The opportunity of finally realising this ambition didn’t come without its costs; years of nightmares were a haunting legacy from her experiences of entering Bergen-belsen just after its liberation in April 1945. Zinkeisen faced 10,000 unburied corpses and 60,000 starving prisoners, and in her autobiographical manuscript she later claimed that: “the shock of Belsen was never to be forgotten”. Disturbing paintings like Human Laundry, Belsen 1945 were produced during the three days she spent there; images of emaciated survivors being washed by fat German prisoners and Belsen, April 1945, a bleak portrayal of withered corpses.

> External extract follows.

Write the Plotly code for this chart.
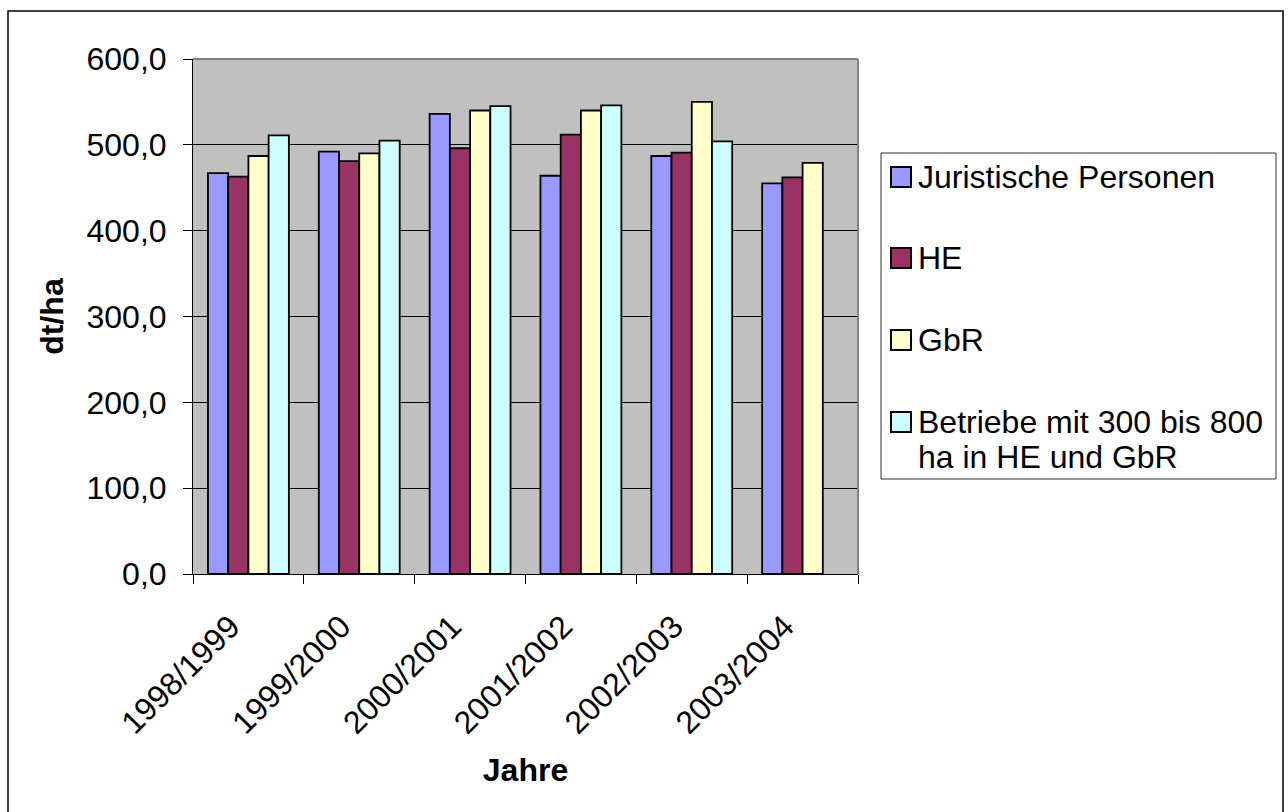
import plotly.graph_objects as go

jahre = ["1998/1999", "1999/2000", "2000/2001", "2001/2002", "2002/2003", "2003/2004"]

juristische_personen = [467, 492, 536, 464, 487, 455]
he = [463, 481, 496, 512, 491, 462]
gbr = [487, 490, 540, 540, 550, 479]
betriebe_300_800 = [511, 505, 545, 546, 504, None]

namen = ["Juristische Personen", "HE", "GbR", "Betriebe mit 300 bis 800 ha in HE und GbR"]
legend_zeilen = [["Juristische Personen"], ["HE"], ["GbR"], ["Betriebe mit 300 bis 800", "ha in HE und GbR"]]
farben = ["#9999FF", "#993366", "#FFFFCC", "#CCFFFF"]
werte = [juristische_personen, he, gbr, betriebe_300_800]

schrift = "Liberation Sans, Arial, sans-serif"

FW, FH = 1288, 812

# plot area in page pixels
L, T, R, B = 193, 59, 858, 574
W, H = R - L, B - T


def px_x(x):
    return (x - L) / W


def px_y(y):
    return (B - y) / H


fig = go.Figure()

for name, w, farbe in zip(namen, werte, farben):
    fig.add_trace(
        go.Bar(
            x=jahre,
            y=w,
            name=name,
            showlegend=False,
            marker=dict(color=farbe, line=dict(color="black", width=1.8)),
        )
    )

shapes = [
    # grey top/right border of the plot area
    dict(type="line", xref="paper", yref="paper", x0=0, x1=1, y0=1, y1=1,
         line=dict(color="#808080", width=2), layer="above"),
    dict(type="line", xref="paper", yref="paper", x0=1, x1=1, y0=0, y1=1,
         line=dict(color="#808080", width=2), layer="above"),
    # outer chart border
    dict(type="rect", xref="paper", yref="paper",
         x0=px_x(8), x1=px_x(1283), y0=px_y(830), y1=px_y(11),
         line=dict(color="black", width=1.5)),
    # legend box
    dict(type="rect", xref="paper", yref="paper",
         x0=px_x(881), x1=px_x(1276), y0=px_y(479), y1=px_y(153),
         line=dict(color="#333333", width=1), fillcolor="white"),
]
annotations = []

zeilen_y = [177, 258, 340, 422]
for zeilen, farbe, y in zip(legend_zeilen, farben, zeilen_y):
    shapes.append(
        dict(type="rect", xref="paper", yref="paper",
             x0=px_x(891), x1=px_x(911), y0=px_y(y + 10), y1=px_y(y - 10),
             line=dict(color="black", width=2), fillcolor=farbe)
    )
    for k, zeile in enumerate(zeilen):
        annotations.append(
            dict(text=zeile, xref="paper", yref="paper",
                 x=px_x(916), y=px_y(y + 35 * k), xanchor="left", yanchor="middle",
                 showarrow=False, font=dict(family=schrift, size=32, color="black"))
        )

fig.update_layout(
    width=FW,
    height=FH,
    margin=dict(l=L, r=FW - R, t=T, b=FH - B, pad=0),
    barmode="group",
    bargap=0.27,
    bargroupgap=0,
    separators=",.",
    paper_bgcolor="white",
    plot_bgcolor="#C0C0C0",
    font=dict(family=schrift, size=32, color="black"),
    showlegend=False,
    shapes=shapes,
    annotations=annotations,
)

fig.update_xaxes(
    type="category",
    tickangle=-45,
    ticks="outside",
    tickson="boundaries",
    ticklen=9,
    tickcolor="black",
    ticklabelstandoff=20,
    ticklabelshift=-18,
    showline=True,
    linecolor="black",
    linewidth=1,
    showgrid=False,
    title=dict(text="<b>Jahre</b>", font=dict(size=32), standoff=18),
    automargin=False,
)

fig.update_yaxes(
    range=[0, 600],
    dtick=100,
    tickformat=".1f",
    ticks="outside",
    ticklen=9,
    tickcolor="black",
    ticklabelstandoff=10,
    showline=True,
    linecolor="black",
    linewidth=1,
    showgrid=True,
    gridcolor="black",
    gridwidth=1,
    zeroline=False,
    title=dict(text="<b>dt/ha</b>", font=dict(size=32), standoff=13),
    automargin=False,
)

# drop the default 8px page margin so the figure fills the window
fig.write_html(
    "out.html",
    config={"displayModeBar": False},
    post_script="document.body.style.margin='0';document.body.style.overflow='hidden';",
)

It is perhaps because of these appalling horrors and conflicts that women artists were kept away from the front line, instead recording events on the Home Front; albeit their encounters of mass destruction and civilian casualties were often no less disturbing than the war on the battlefields. But the artists were also able to give an impression of life for those contributing to the war effort away from the front line and produced images that held a propaganda value of their own.
It was to be expected that this exposure would make an impact on the war artists and their work, and it was noted by critics that Zinkesien’s war paintings differed in tone and colour from the brighter palette of her earlier society paintings; now she used the muted colours favoured by other war artists. During the war her work appeared in Women, one of the four booklets in the Second Series of War Pictures by British Artists in which the introduction reads: “After what she has done in this titanic struggle, will she not guard what she has gained, and to Man’s effort add her own? If she can do what she has done in war, what may she not do in peace?”
After the war Zinkeisen continued to work as an artist and theatrical designer. She had a family and later retired to Suffolk where she died in 1991, aged 92. The paintings from her time as a war artist are now held by the Imperial War Museum, the museum of the Order of St John and the Red Cross museum.
At the end of the war when the WAAC was dissolved, nearly 6,000 artworks had been produced and while a great deal of attention is still paid to the numerous pictures recorded by artists such as Edward Ardizzone, Paul Nash, Anthony Gross and the nearly 400 other male artists, we are less familiar with the contribution of these extraordinary women; artists with a unique perspective and portrayal of war. And even less so with the legacy of the multitalented and pioneering Doris Zinkeisen.